At QuadrigaCX, basic governance, risk management, and controls failed to prevent this unexpected and disastrous event or allow for a timely recovery. Clearly, access controls stopped the company from running the key cryptocurrency exchange process and transacting with its customers normally.
All organizations need to think about single-point-of-failure risks such as one person knowing all the key passwords to a critical process. This risk occurs when failure of one part of a system stops the entire system from working. This condition is undesirable in any system with a goal of high availability or reliability . This is what happened at QuadrigaCX, which raises important questions and lessons in three key areas.
Technology Governance, Risks, and Controls
Internal auditors should identify critical business technology governance, risks, processes, and systems to determine whether single points of failure exist. IIA Standard 1210.A3: Proficiency calls on auditors to know the business and technology they review, which they can accomplish by learning, documenting, and mapping key processes and systems. As part of that process, the auditor may analyze the process flow and identify whether certain devices or processes could become a single point of failure. For example, in some network configurations, a single router or device may serve as a key gateway. But if the one device fails, the gateway may become unavailable to users.
Likewise, a single software failure can have a calamitous impact on a business. In 2012, a failed software test at Knight Capital caused the company’s new trading system to start trading repeatedly, resulting in a $440 million loss within 45 minutes.
Information security tools or systems can become a single point of failure, too. For example, a retail company requested that all of its customers update their sign-on passwords, telling them it would give them promotional discounts and improve account security. However, the password security system became a single point of failure when suddenly too many customers logged on to update their passwords, which crashed the system. The system was not designed to handle the volume.
In addressing single points of failure, internal auditors should focus on the highest business process and technology risks. For example, Deloitte’s An Eye on the Future 2019: Hot Topics for IT Internal Audit in Financial Services report lists cybersecurity, technology transformation and change, technology resilience, and extended enterprise risks among its hot risk topics. Several of these topics apply to all organizations.
Knowing the top risks represents a start, but finding single points of failure in those areas can be challenging. Internal auditors cover program changes by testing governance and controls, but at best, auditors can only sample certain testing procedures and processes.
Disaster Recovery Backup Testing
Internal auditors should determine what recovery or backup plans are in place for the organization’s critical systems. Disaster recovery plans serve as a high-level control process to restore critical systems that were lost or disrupted. Reviewing the governance, risks, and controls over backup or disaster recovery tests allows the auditor to determine how rapidly a critical system can be recovered. The objective of recovery testing should include looking at any single points of failure such as testing for missing documents, devices, or key individuals.

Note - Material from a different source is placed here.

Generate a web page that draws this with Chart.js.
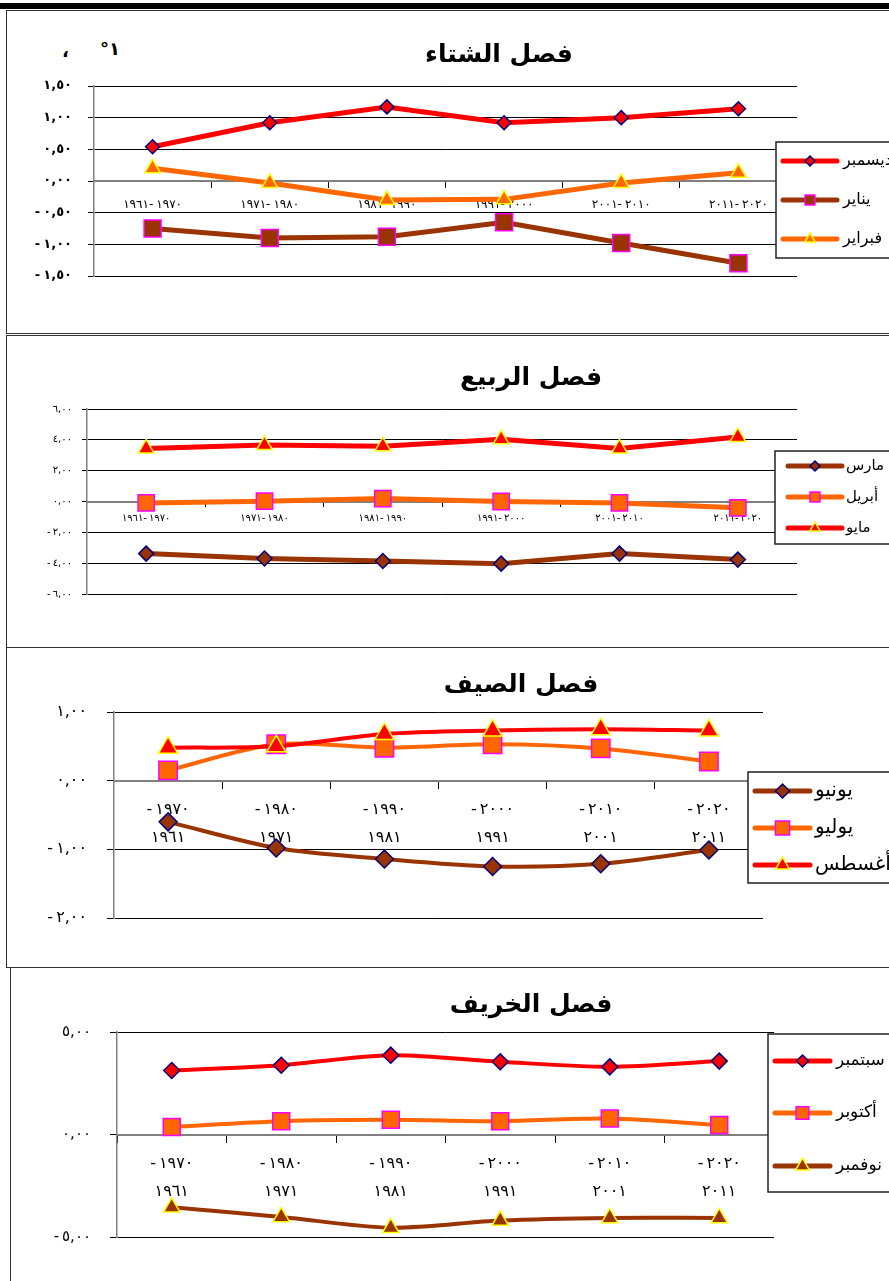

Use of cloud technology and software as a service adds different factors that the auditor needs to review. For example, how frequent and how realistic are the testing plans? What mistakes or setbacks are uncovered, and more importantly, are there any single points of failure? If a critical system recovery was performed but needed a single person to provide the only passwords to transact or start the system, then the auditor or recovery team should consider this a single point of failure.
Some technology recovery plans are not completely tested or exercised because they are too complex, no resources are budgeted, or the governance is too weak. Sometimes limited recovery is considered successful.
Several years ago, during a large payroll processor’s data center disaster recovery test, an IT audit team observed that a critical system failed to restore several times. The culprit: One backup medium failed and could not be read. The disaster recovery team was able to get a new backup made but from the existing data center. This backup took more than two days to create. What would have happened if the existing data center had been unavailable or if it took weeks to restore? Would the payroll processor’s customers accept this critical service disruption?
Key Personnel
Auditors should look for key personnel or executives as a single point of failure in their audit universe or audit program. If a privileged account user, system administrator, or CEO is the person who knows the key password, and no other person or recovery process is in place, then the risk of a single point of failure increases.
To begin, internal auditors should identify who the key stakeholders — customers, vendors, or users — are for the critical systems. They should inquire and document whether any single individual performs a critical task or function and consider the single-point-of-failure risk.
Key personnel do not need to be a CEO to become a single point of failure. During a review of a large retailer’s critical key management system, an IT auditor discovered that one of the two individuals who had half of the primary encryption key had left the company. The company noticed this situation because it had not needed to generate a new key since the employee departed. If it had needed to generate a new key, a serious delay or security incident may have occurred.
Prepare for the Future
Preparing for the future, internal auditors need to continue assessing complex IT processes based on risk. The QuadrigaCX incident demonstrates that auditors need to assess possible technology single points of failure. When a single point of failure can disrupt an organization’s business or technology process, auditors need to carefully assess this threat. Ignoring it could be hazardous to the organization’s health.